I can’t help but examine every inch of it. The seat is narrower than I’d thought it would be, heightening my anxiety. And, it’s not very long … how are we both going to fit? “That doesn’t look safe. Maybe you should go trade it out for your car … I can wait for you to come back.”

“I’m sorry, but that’s not happening,” he says lightly, tugging on my ponytail.

I want to beg, but other than the whole is-this-thing-going-to-kill-me argument, I have nothing. My mind is a dictionary of blank pages.

“Besides you,” he says, “this is the one thing that’s better than fishing. We’re going to get on here and just ride with no destination in sight.” His voice is low yet resonant … I swear it could come out of a two-faced monster and still be sexy.

“What if it rains?”

He shoves his hands in his pockets, looking up to the sky. “It’s clear blue with a hundred percent chance of being sunny for the rest of the day. I think we’re good.”

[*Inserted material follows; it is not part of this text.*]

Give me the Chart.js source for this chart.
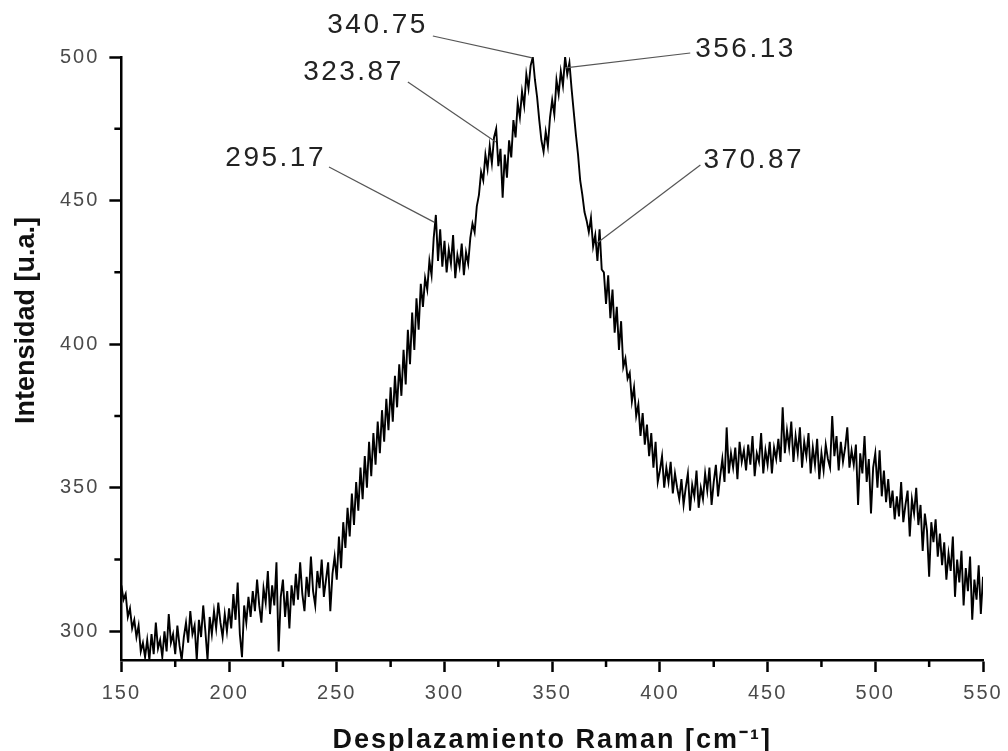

Damn him. He’s so good that he doesn’t leave me any room to argue, and that says a lot because I always have room to argue.

“You ready?” He passes me a helmet, running his fingers through his wind-blown blond hair.

“Where’s yours?” I ask.

He shrugs. “I only have one.”

“Isn’t it dangerous to be on a bike without a helmet?”

“No, if something happens, the helmet’s not going to help much … not on the highway anyway.”

He’s not helping to ease my nerves … at all. “Then why do I have to wear one?”

Grabbing the helmet from my hands, he pulls the straps out and gently places it over my head. His hands stay there a little longer than they probably need to. “Because it makes me feel better.”

I’m really going to do this, I think as I peer through the tinted visor. I’m going to get on this little machine with nothing over my head, going God knows how fast. This can’t really be anyone’s idea of fun … can it?

He climbs on the motorcycle, leaving just enough space on the back for me. “I promise to go five miles under the speed limit since this is your first time. Now hop on.”

Someone must have encased my feet in cement while I’ve been standing here because I can’t move. Fear is a crazy little thing, but the only way to get over it is to face it. My mind wants to, but my body isn’t on the same program yet.

“Lift one leg over the cycle and hold on to me tight.” He smirks like he finds this amusing. I kind of love-hate him right now.

I take one more deep breath and hoist my leg over the top, centering myself on the seat. I wrap my arms around his waist, burying my face in his leather jacket. “Is this too tight?”

“No, you’re good.”

“Then let’s get out of here before I change my mind.”